17. A Wedding Is a Happy Funeral
I SEEMED TO EVAPORATE. I died. I disappeared. I left London, left my home and family. As the ghost of the man I had been, I traveled across half the world looking for a simpler place and sunshine and no memories. Two years I spent wandering the Pacific. I went back to Africa to look at where my writing life had begun — but before Vidia, before Yomo even — no specific memories, only the reminder of big dusty African plains and dusty feces and mud huts. A slim, quiet girl I had taught in Malawi was now enormous and jolly in a wide loose dress, three of her seven children goggling at me from the door of her hut. I could not find Yomo. In the north of Malawi I saw elephants, a family herd, devouring the bush, chewing on trees. I went to Mexico and Ecuador. I did no writing. I asked myself, Are problems good?
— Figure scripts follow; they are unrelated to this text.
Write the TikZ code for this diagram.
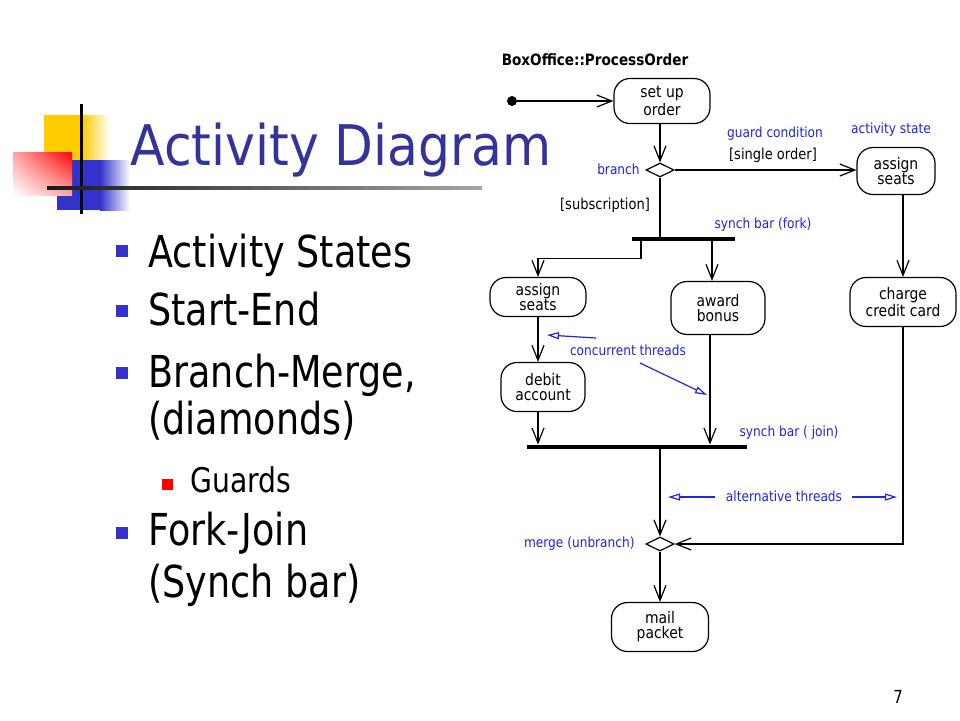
\documentclass[tikz,border=0pt]{standalone}
\usepackage{fontspec}
\usetikzlibrary{arrows.meta,shapes.geometric,shadings,calc}
\newfontfamily\titlefont[FakeStretch=0.9]{DejaVu Sans}
\newfontfamily\bodyfont[FakeStretch=0.83]{DejaVu Sans}
\newfontfamily\diagfont[FakeStretch=0.87]{DejaVu Sans}
\definecolor{titleblue}{RGB}{51,51,153}
\definecolor{bulletblue}{RGB}{51,51,204}
\definecolor{noteblue}{RGB}{35,35,225}
\definecolor{boxyellow}{RGB}{255,204,0}
\tikzset{
  activity/.style={draw, line width=0.6pt, rounded corners=8pt, align=center, inner sep=1pt,
    font=\diagfont\fontsize{8}{7.5}\selectfont},
  decision/.style={draw, line width=0.6pt, diamond, inner sep=0pt, minimum width=14pt, minimum height=7pt},
  synchbar/.style={fill=black, inner sep=0pt, minimum height=2pt},
  flow/.style={line width=0.6pt, -{Straight Barb[length=7.5pt,width=6pt]}},
  note/.style={text=noteblue, inner sep=0pt, font=\diagfont\fontsize{7}{8}\selectfont},
  guard/.style={inner sep=0pt, font=\diagfont\fontsize{7.5}{8}\selectfont},
  notearrow/.style={noteblue, line width=0.6pt, -{Triangle[open,length=6pt,width=3.5pt]}},
  bulletbox/.style={fill=bulletblue, minimum size=6pt, inner sep=0pt},
  bullettext/.style={anchor=base west, inner sep=0pt, font=\bodyfont\fontsize{22}{26}\selectfont},
}
\begin{document}
\begin{tikzpicture}[x=0.5pt,y=-0.5pt]
\useasboundingbox (0,0) rectangle (960,720);
\fill[white] (0,0) rectangle (960,720);

% slide decoration
\fill[boxyellow] (44,115) rectangle (83,160);
\shade[left color=boxyellow, right color=white] (82,115) rectangle (110,160);
\fill[bulletblue] (57,160) rectangle (101,210);
\shade[left color=bulletblue, right color=white] (100,160) rectangle (130,210);
\shade[upper right=red, upper left=red!35!white, lower right=red!35!white, lower left=white] (13,152) rectangle (72,195);
\draw[line width=1.5pt] (81,104) -- (81,214);
\shade[left color=black!90, right color=black!35] (47,186.5) rectangle (482,189.5);

% title and bullets
\node[anchor=base west, inner sep=0pt, text=titleblue, font=\titlefont\fontsize{28}{30}\selectfont] (title) at (130,165) {Activity Diagram};
\node[bulletbox] (b1) at (121.5,251) {};
\node[bullettext] (t1) at (148,267) {Activity States};
\node[bulletbox] (b2) at (121.5,311) {};
\node[bullettext] (t2) at (148,325) {Start-End};
\node[bulletbox] (b3) at (121.5,372.5) {};
\node[bullettext] (t3) at (148,387) {Branch-Merge,};
\node[bullettext] (t3b) at (148,434) {(diamonds)};
\node[fill=red, minimum size=5.5pt, inner sep=0pt] (b4) at (167.5,484) {};
\node[anchor=base west, inner sep=0pt, font=\bodyfont\fontsize{17}{20}\selectfont] (t4) at (190,492) {Guards};
\node[bulletbox] (b5) at (121.5,533) {};
\node[bullettext] (t5) at (148,545) {Fork-Join};
\node[bullettext] (t5b) at (148,597) {(Synch bar)};
\node[font=\bodyfont\fontsize{9}{10}\selectfont] (page) at (898,697) {7};

% activity diagram
\node[font=\diagfont\bfseries\fontsize{7.8}{9}\selectfont] (name) at (595,60) {BoxOffice::ProcessOrder};
\node[circle, fill, inner sep=0pt, minimum size=5pt] (start) at (512,101) {};
\node[activity, minimum width=48pt, minimum height=22.5pt] (setup) at (662,101) {set up\\order};
\node[decision] (branch) at (660,170) {};
\node[activity, minimum width=39pt, minimum height=23.5pt] (seatsR) at (896,171) {assign\\seats};
\node[synchbar, minimum width=51.5pt] (fork) at (683.5,239) {};
\node[activity, minimum width=48pt, minimum height=19.5pt] (seatsL) at (538,297) {assign\\seats};
\node[activity, minimum width=47pt, minimum height=26.5pt] (bonus) at (718,308) {award\\bonus};
\node[activity, minimum width=53pt, minimum height=24.5pt] (charge) at (903,302) {charge\\credit card};
\node[activity, minimum width=42pt, minimum height=24.5pt] (debit) at (543,387) {debit\\account};
\node[synchbar, minimum width=110pt] (join) at (637,447) {};
\node[decision] (merge) at (660,544) {};
\node[activity, minimum width=48.5pt, minimum height=24.5pt] (mail) at (660,627) {mail\\packet};

\draw[flow] (start) -- (setup);
\draw[flow] (setup.south -| branch.north) -- (branch.north);
\draw[flow] (branch.east) -- (branch.east -| seatsR.west);
\draw[line width=0.6pt] (branch.south) -- (branch.south |- fork.north);
\coordinate (forkL) at (641,239);
\draw[flow] (fork.south -| forkL) -- ++(0,17) -| (seatsL.north);
\draw[flow] (fork.south -| bonus.north) ++(-6,0) -- ([xshift=-3pt]bonus.north);
\draw[flow] (seatsR.south -| charge.north) -- (charge.north);
\draw[flow] (seatsL.south) -- (seatsL.south |- debit.north);
\draw[flow] (debit.south -| seatsL.south) -- (seatsL.south |- join.north);
\draw[flow] ([xshift=-4pt]bonus.south) -- ([xshift=-4pt]bonus.south |- join.north);
\draw[flow] (join.south -| merge.north) -- (merge.north);
\draw[flow] (charge.south) |- (merge.east);
\draw[flow] (merge.south) -- (mail.north);

% notes
\node[note, anchor=east] (lbranch) at (640,169) {branch};
\node[note] (lguard) at (775,134) {guard condition};
\node[guard] (lsingle) at (773,155) {[single order]};
\node[note] (lstate) at (891,130) {activity state};
\node[guard] (lsub) at (605,205) {[subscription]};
\node[note] (lfork) at (763,225) {synch bar (fork)};
\node[note] (lconc) at (628,350) {concurrent threads};
\node[note] (ljoin) at (789,433) {synch bar ( join)};
\node[note] (lalt) at (784,496) {alternative threads};
\node[note, anchor=east] (lmerge) at (635,544) {merge (unbranch)};

\coordinate (c1) at (596,338);
\coordinate (c1e) at (547,335);
\coordinate (c2) at (640,363);
\coordinate (c2e) at (707,395);
\coordinate (a1) at (715,497);
\coordinate (a1e) at (668,497);
\coordinate (a2) at (852,497);
\coordinate (a2e) at (897,497);
\draw[notearrow] (c1) -- (c1e);
\draw[notearrow] (c2) -- (c2e);
\draw[notearrow] (a1) -- (a1e);
\draw[notearrow] (a2) -- (a2e);
\end{tikzpicture}
\end{document}
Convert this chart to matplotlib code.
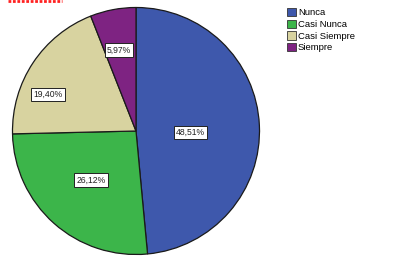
import numpy as np
import matplotlib
matplotlib.use("Agg")
import matplotlib.pyplot as plt
from matplotlib.patches import Rectangle
from matplotlib.lines import Line2D

plt.rcParams["font.family"] = ["Liberation Sans", "DejaVu Sans"]

categories = ["Nunca", "Casi Nunca", "Casi Siempre", "Siempre"]
values = [48.51, 26.12, 19.40, 5.97]
labels = ["48,51%", "26,12%", "19,40%", "5,97%"]
colors = ["#3E58AC", "#3CB54A", "#D8D3A0", "#7E2382"]

W, H = 396, 265
fig = plt.figure(figsize=(W / 100, H / 100), dpi=100)
ax = fig.add_axes([0, 0, 1, 1])

cx, cy, R = 136, H - 131, 123.5
wedges, _ = ax.pie(values, colors=colors, startangle=90, counterclock=False,
                   center=(cx, cy), radius=R, frame=True,
                   wedgeprops=dict(edgecolor="#1a1a1a", linewidth=0.9))
ax.set_xlim(0, W)
ax.set_ylim(0, H)
ax.axis("off")

dist = [0.44, 0.54, 0.77, 0.67]
ang_off = [-4, -1, 11, 1]
for w, lab, d, o in zip(wedges, labels, dist, ang_off):
    a = np.deg2rad((w.theta1 + w.theta2) / 2 + o)
    ax.text(cx + d * R * np.cos(a), cy + d * R * np.sin(a), lab,
            ha="center", va="center", fontsize=6.2, color="#222222",
            bbox=dict(boxstyle="square,pad=0.25", fc="white", ec="#222222", lw=0.7))

# legend
handles = [Rectangle((0, 0), 1, 1, fc=c, ec="#333333", lw=0.6) for c in colors]
fig.legend(handles, categories, loc="upper left", bbox_to_anchor=(287 / W, 1 - 8 / H),
           frameon=False, fontsize=6.8, handlelength=0.95, handleheight=1.0,
           handletextpad=0.2, labelspacing=0.22, borderaxespad=0, borderpad=0)

# red dotted mark in top-left corner
fig.add_artist(Line2D([8 / W, 62 / W], [1 - 1 / H, 1 - 1 / H], color="#ff2020",
                      lw=2, linestyle=(0, (1, 0.6))))

fig.savefig("out.png", dpi=100)
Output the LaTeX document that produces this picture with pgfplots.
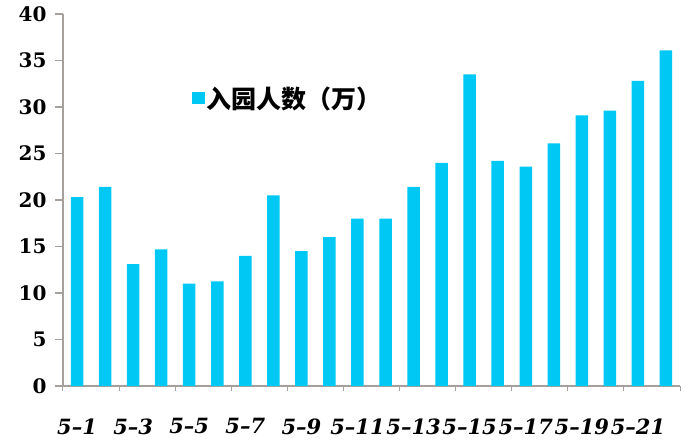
\documentclass[border=0pt]{standalone}
\usepackage{pgfplots}
\pgfplotsset{compat=1.18}
\usepackage{fontspec}
\setmainfont{DejaVu Serif}
\newfontfamily\cjk{Noto Sans CJK SC}
\definecolor{barcyan}{RGB}{0,200,245}
\definecolor{axgray}{RGB}{165,160,155}
\begin{document}
\begin{tikzpicture}
\useasboundingbox (-63pt,-58pt) rectangle (630pt,386pt);
\begin{axis}[
  at={(0pt,0pt)}, anchor=south west,
  scale only axis,
  width=617pt, height=372pt,
  xmin=0.5, xmax=22.5,
  ymin=0, ymax=40,
  axis x line*=bottom,
  axis y line*=left,
  axis line style={axgray, line width=1.3pt},
  ytick={0,5,...,40},
  xtick={1,3,...,21},
  xticklabels={5–1,5–3,5–5,5–7,5–9,5–11,5–13,5–15,5–17,5–19,5–21},
  minor xtick={0.5,2.5,...,22.5},
  major x tick style={draw=none},
  minor x tick style={draw=axgray, line width=1pt},
  minor tick length=5pt,
  y tick style={axgray, line width=1.1pt},
  major tick length=8pt,
  tick align=outside,
  /pgf/number format/assume math mode=true,
  yticklabel style={font=\fontsize{20}{23}\selectfont\bfseries, xshift=-5pt},
  xticklabel style={font=\fontsize{21}{24}\selectfont\bfseries\itshape, yshift=-21pt},
  legend style={draw=none, fill=none, at={(rel axis cs:0.208,0.774)}, anchor=west, font=\cjk\fontsize{25}{28}\selectfont\bfseries, legend cell align=left, inner sep=0pt},
  legend image code/.code={\fill[barcyan] (0pt,-6pt) rectangle (13pt,6pt);},
  clip=false,
]
\addplot[ybar, bar width=12.5pt, fill=barcyan, draw=none] coordinates {
(1,20.3) (2,21.4) (3,13.1) (4,14.7) (5,11.0) (6,11.25) (7,14.0) (8,20.5)
(9,14.5) (10,16.0) (11,18.0) (12,18.0) (13,21.4) (14,24.0) (15,33.5)
(16,24.2) (17,23.6) (18,26.1) (19,29.1) (20,29.6) (21,32.8) (22,36.1)
};
\addlegendentry{入园人数（万）}
\end{axis}
\end{tikzpicture}
\end{document}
The Pacific drew me back. I paddled a kayak among whales and slipped into the sea to hear them singing. Dawn over the volcano cone on Haleakala; a Trobriand Islander whispering “Meesta Boll"; the fragrance of gardenias, the total eclipse of the sun, the taste of honey from my own bees, the heat in my bones from sleeping at noon on the sand at Waimea Bay; birdsong, blue skies. I saw the connections in all this and thought, God is a fish. And so I came back from the dead.
But everything else had ended, not just my other life but — was it my age? — friends and relations began to die. In the past, people fell ill and recovered, but now they got sick, they declined, and the next thing I knew they were dead. Five women from breast cancer, one from leukemia, and my best friend in Hawaii, ailing but saying “I’ll be fine,” and dropping dead. After long illnesses two uncles and two aunts; several neighbors — heart attacks, cancer, and AIDS.
None of these were drownings or road accidents or plane crashes or blunders in the home. They were not preventable. In each case the body failed: it was death as doom, the limit of mortality. I never went to so many funerals. And still I was not prepared for what was to come.
One morning my mother called me in Hawaii to say that my father, who had been frail for some years, had been taken to the hospital on Cape Cod. I had gotten out of bed to answer the phone. She would keep me posted, she said. I lay down again and the piercing fragrance of a gardenia in a dish near my bed sweetened a reverie of my father. It was a real reverie, a dreamlike sequence of images: my father’s face, the aroma like a sunburst of pollen, the perfumed flower (a bouquet of which my mother had held, next to my father, in their wedding portrait), the whiteness of the petals, the fullness of the blossom, the dark green leaves, the sweetness of the dish near me — following the whole sequence of associations from my father to the cut stem.